1 Geeta Kapur, When was Modernism? Essays on Contemporary Cultural Practice in India, Tulika, New Delhi 2000, pp. 277-282.

2 Dipesh Chakrabarty, Provincializing Europe: Postcolonial Thought and Historical Difference, Princeton University Press, Princeton 2000.

Literatuurlijst (selectie)

Homi Bhabha (1949) is professor Engelse en Amerikaanse Literatuur aan Harvard University, Boston. Zijn beroemdste boek is Nation and Narration (1990), waarin hij de tendens bestrijdt om postkoloniale landen als een homogeen blok te zien, alsof er een gedeelde identiteit zou zijn in die landen.

Arjun Appadurai (1949) is een sociaal-cultureel antropoloog, gespecialiseerd in de ontwikkeling van moderniteit en globalisatie. Voorheen werkzaam aan de University of Chicago, Yale en de New School University. Zijn bekendste boeken zijn Worship and Conflict under Colonial Rule (1981), Disjuncture and Difference in the Global Cultural Economy (1990), Modernity at Large (1996) en Fear of Small Numbers (2006).

Gayatri Chakravorty Spivak (1942) is literair criticus en theoreticus en sinds maart 2007 professor aan Columbia University, New York. Haar artikel Can the Subaltern Speak? geldt als een basistekst binnen de ontwikkeling van de postkoloniale theorie. In A Critique of Postcolonial Reason, gepubliceerd in 1999, bespreekt Spivak belangrijke werken uit de Europese metafysica (onder anderen Kant en Hegel) en de uit die filosofie sprekende neiging om niet-Europeanen niet te willen zien als volwaardige subjecten.

Dipesh Chakrabarty (….) is sociaal historicus, professor geschiedenis en Zuid-Aziatische taal en cultuur aan de University of Chicago en gastprofessor aan het Centre for Studies in Social Sciences in Calcutta.
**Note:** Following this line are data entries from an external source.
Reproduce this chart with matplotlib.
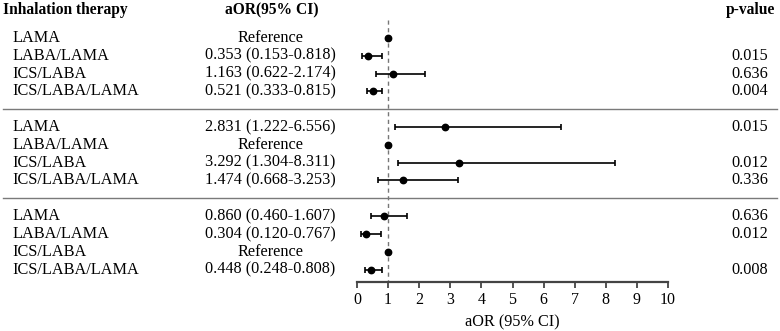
import matplotlib
matplotlib.use("Agg")
import matplotlib.pyplot as plt
from matplotlib.transforms import blended_transform_factory
from matplotlib.lines import Line2D

# Data
therapies = ["LAMA", "LABA/LAMA", "ICS/LABA", "ICS/LABA/LAMA"]
# one block per reference group (reference therapy gets aOR 1, no CI)
aor = [
    [1.0, 0.353, 1.163, 0.521],
    [2.831, 1.0, 3.292, 1.474],
    [0.860, 0.304, 1.0, 0.448],
]
ci_low = [
    [None, 0.153, 0.622, 0.333],
    [1.222, None, 1.304, 0.668],
    [0.460, 0.120, None, 0.248],
]
ci_high = [
    [None, 0.818, 2.174, 0.815],
    [6.556, None, 8.311, 3.253],
    [1.607, 0.767, None, 0.808],
]
p_values = [
    ["", "0.015", "0.636", "0.004"],
    ["0.015", "", "0.012", "0.336"],
    ["0.636", "0.012", "", "0.008"],
]
x_ticks = list(range(0, 11))

plt.rcParams["font.family"] = ["Liberation Serif", "DejaVu Serif"]

W, H = 780, 331
fig = plt.figure(figsize=(W / 100, H / 100), dpi=100)
ax = fig.add_axes([357 / W, 49 / H, 311 / W, 1 - 49 / H])

# slot layout: 4 rows per block, one empty slot between blocks
top_slot, bottom_slot = -2.135, 13.7
ax.set_ylim(bottom_slot, top_slot)
ax.set_xlim(0, 10)

tr = blended_transform_factory(fig.transFigure, ax.transData)
fs = 11.7

for b in range(len(aor)):
    for r, name in enumerate(therapies):
        y = b * 5 + r
        est = aor[b][r]
        lo, hi = ci_low[b][r], ci_high[b][r]
        if lo is not None:
            ax.errorbar(est, y, xerr=[[est - lo], [hi - est]], fmt="o",
                        color="black", ms=4.6, elinewidth=1.2, capsize=2.2,
                        capthick=1.2, zorder=3, clip_on=False)
            label = f"{est:.3f} ({lo:.3f}-{hi:.3f})"
        else:
            ax.plot(est, y, "o", color="black", ms=4.6, zorder=3, clip_on=False)
            label = "Reference"
        ax.text(12 / W, y, name, transform=tr, ha="left", va="center", fontsize=fs)
        ax.text(270 / W, y, label, transform=tr, ha="center", va="center", fontsize=fs)
        if p_values[b][r]:
            ax.text(768 / W, y, p_values[b][r], transform=tr, ha="right",
                    va="center", fontsize=fs)
    if b < len(aor) - 1:
        ysep = b * 5 + 4
        fig.add_artist(Line2D([3 / W, 777 / W], [ysep, ysep], transform=tr,
                              color="#7a7a7a", lw=1.0))

# headers
hy = -1.57
ax.text(3 / W, hy, "Inhalation therapy", transform=tr, ha="left", va="center",
        fontsize=11.2, fontweight="bold")
ax.text(272 / W, hy, "aOR(95% CI)", transform=tr, ha="center", va="center",
        fontsize=11.2, fontweight="bold")
ax.text(775 / W, hy, "p-value", transform=tr, ha="right", va="center",
        fontsize=11.2, fontweight="bold")

# reference line at aOR = 1
ax.vlines(1, -1.0, bottom_slot, colors="#777777", linestyles=(0, (3, 2.5)),
          lw=1.0, zorder=1)

for s in ["top", "right", "left"]:
    ax.spines[s].set_visible(False)
ax.spines["bottom"].set_linewidth(1.6)
ax.spines["bottom"].set_color("#444444")
ax.set_yticks([])
ax.set_xticks(x_ticks)
ax.tick_params(axis="x", direction="out", length=4, width=1.3, color="#444444",
               labelsize=11.5, pad=3.5)
ax.set_xlabel("aOR (95% CI)", fontsize=11.7, labelpad=4)
ax.patch.set_visible(False)

fig.savefig("out.png", dpi=100)
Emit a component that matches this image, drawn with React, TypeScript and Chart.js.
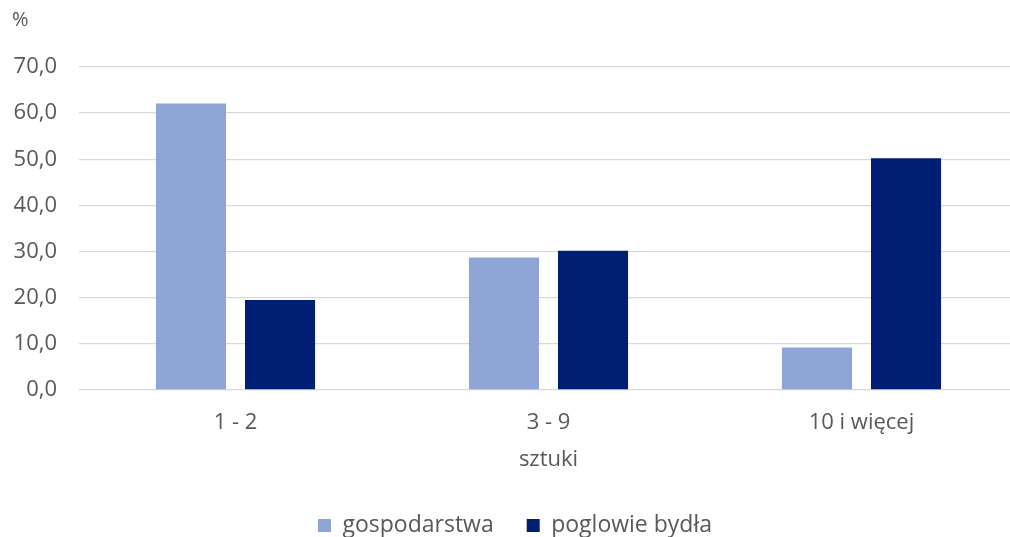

Zijn meest bekende werk is Provinzializing Europe. Postcolonial Thought and Historical Difference (2002).

Geeta Kapur (1943) is onafhankelijk kunstcriticus en curator, woonachtig in New Delhi. Ze is verbonden aan diverse universiteiten in India en Engeland, en publiceerde diverse boeken over Indiase kunst en cinema, onder ander in When was modernism. Essays on Contemporary Cultural Practice in India (2002).